> Problem to work on
Do not repeat pictures. Repeat exactly the lines of the listing below from its first line through the line with "import numpy as np".

##### Recorded data #####

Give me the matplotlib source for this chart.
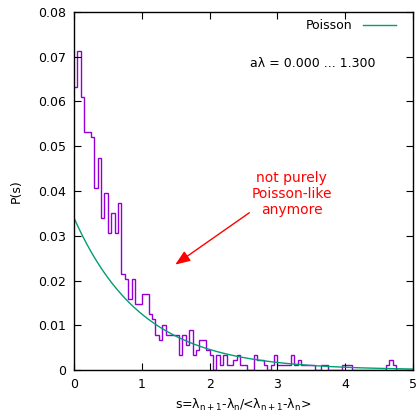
import matplotlib
matplotlib.use("Agg")
import matplotlib.pyplot as plt
import numpy as np

# histogram counts per bin (bin width 0.05, s = 0 .. 5), normalised by N
bin_width = 0.05
n_total = 885
counts = [56, 63, 54, 47, 47, 46, 36, 42, 30, 35,
          27, 31, 27, 33, 19, 18, 14, 18, 13, 13,
          15, 15, 11, 10, 7, 6, 9, 7, 7, 7,
          7, 3, 7, 5, 8, 3, 4, 6, 6, 4,
          3, 0, 3, 1, 3, 1, 1, 2, 3, 1,
          1, 0, 0, 3, 2, 2, 1, 0, 1, 3,
          1, 1, 1, 1, 3, 1, 2, 1, 1, 1,
          1, 0, 0, 1, 1, 0, 0, 0, 0, 1,
          1, 1, 0, 0, 0, 0, 0, 0, 0, 0,
          0, 0, 1, 2, 1, 0, 0, 0, 0, 0]
poisson_amp = 0.034

edges = np.arange(len(counts) + 1) * bin_width
p_s = np.array(counts) / n_total
s = np.linspace(0, 5, 400)

fig = plt.figure(figsize=(4.18, 4.13), dpi=100)
ax = fig.add_axes([0.177, 0.104, 0.811, 0.867])

ax.stairs(p_s, edges, color="#9400d3", lw=1.0, baseline=None)
ax.plot(s, poisson_amp * np.exp(-s), color="#009e73", lw=1.0, label="Poisson")

ax.set_xlim(0, 5)
ax.set_ylim(0, 0.08)
ax.set_xticks(range(6))
yt = np.arange(0, 0.081, 0.01)
ax.set_yticks(yt)
ax.set_yticklabels(["0"] + [f"{v:.2f}" for v in yt[1:]])
ax.tick_params(direction="in", top=True, right=True, length=5, labelsize=9, pad=6)
for sp in ax.spines.values():
    sp.set_linewidth(1.0)

ax.set_ylabel("P(s)", fontsize=9, labelpad=11)
ax.set_xlabel(r"s=λ$_\mathrm{n+1}$-λ$_\mathrm{n}$/<λ$_\mathrm{n+1}$-λ$_\mathrm{n}$>", fontsize=9, labelpad=4)

ax.legend(loc="upper right", bbox_to_anchor=(0.972, 1.0), frameon=False, markerfirst=False,
          fontsize=9, handlelength=2.6, handletextpad=0.9, borderaxespad=0.2)
ax.text(3.52, 0.0686, "aλ = 0.000 ... 1.300", ha="center", va="center", fontsize=9)

ax.text(3.21, 0.0393, "not purely\nPoisson-like\nanymore", ha="center", va="center",
        color="red", fontsize=10, linespacing=1.15)
ax.annotate("", xy=(1.46, 0.0232), xytext=(2.62, 0.0355),
            arrowprops=dict(arrowstyle="-|>,head_length=0.9,head_width=0.35", color="red", lw=1.0))

fig.savefig("out.png", dpi=100, facecolor="white")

#####

> Solution for this exercise
Give me the matplotlib source for this chart.
import matplotlib
matplotlib.use("Agg")
import matplotlib.pyplot as plt
import numpy as np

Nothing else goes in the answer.